Key economic threats remain prevalent for the country, despite positive growth forecast to be led by agriculture as production revamps recovery from a contraction caused by drought in 2016, advisory firm Nico Asset Managers says.
Gross Domestic Product (GDP) expansion activity in the country is to pick up to 3.9 percent in 2017 from 2.5 percent in 2016.
However, the firm reiterates in its January 2017 Monthly Economic Brief that the country remains susceptible to economic threats and shocks which would distract development endeavors.
The risks include; high debt levels, insufficient power supply, persistent weak export base and banking sector risks and are said to have an impact on 2017 economic growth strides.
In the report issued on Tuesday, Nico says government will remain with a “future obligation to pay its domestic and foreign debt plus interests.”
The firm says domestic debt stock increased to K 757.2 billion in the third quarter of 2016 from K 746 billion the previous quarter while foreign debt stood at $ 1, 709.9 million during the third quarter of 2016.
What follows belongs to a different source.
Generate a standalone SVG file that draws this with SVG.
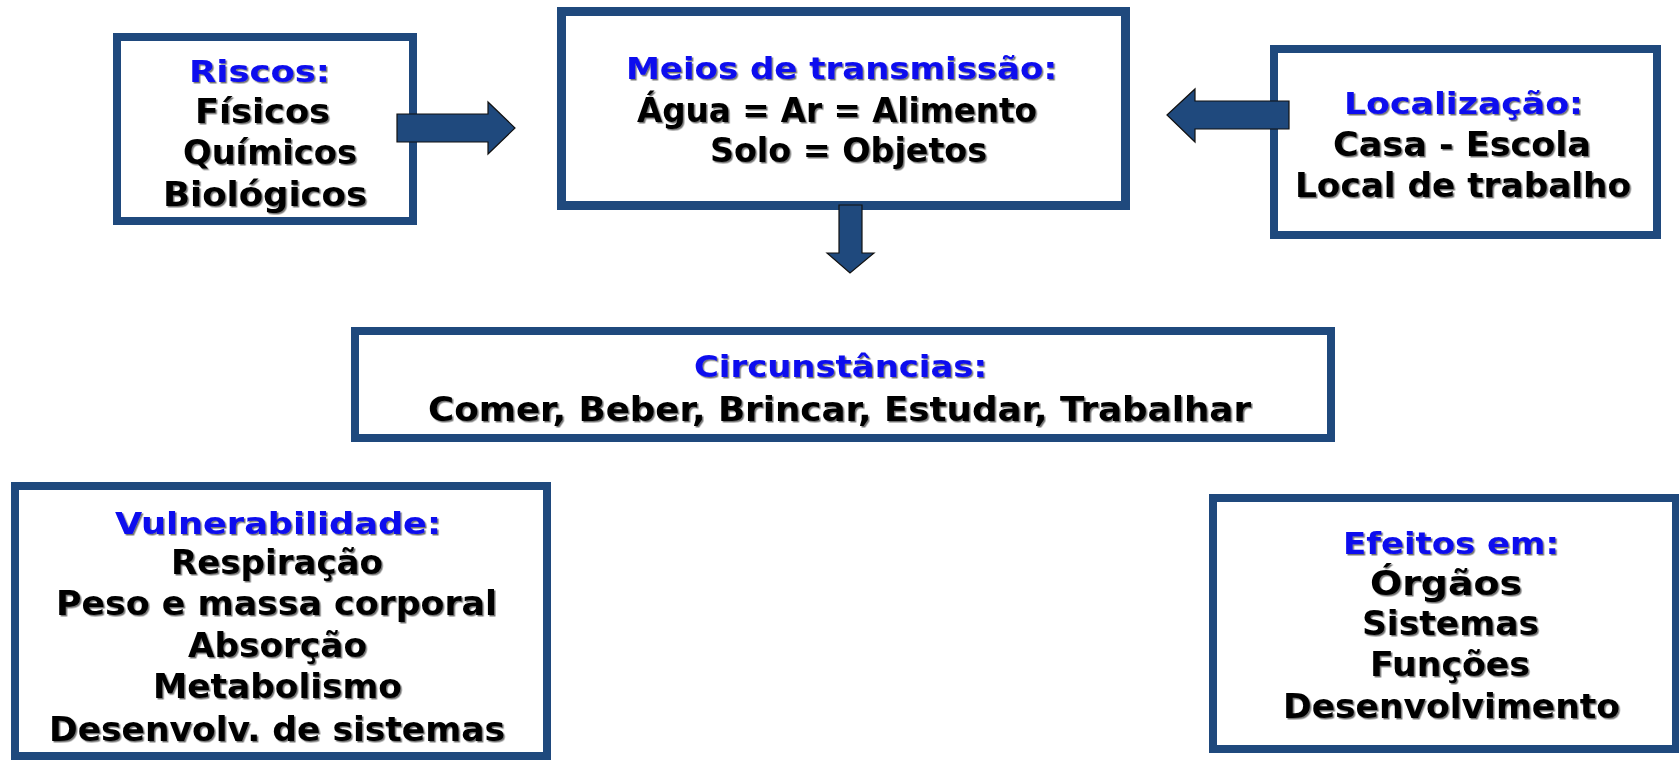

“Long term debt results in higher level of interest payment whi ch increase government expenditure and increase the budget deficit,” indicates Nico in the report.
The firm also says the depreciating currency will also result in higher interest payments for foreign loans.
High lending rates may also deter private sector growth and capital investments according to the report.
“High lending rates may also lead to high default rates on facilities and lower private sector activity,” indicates the report.
Nico also says insufficient power supply may lower productivity in the country.
The report says power shortages will lower investment if alternative power generation is not implemented, dampening economic growth.
The firm further says the country is characterized by weak export base which may affect the stability of the Kwacha against the major trading currencies.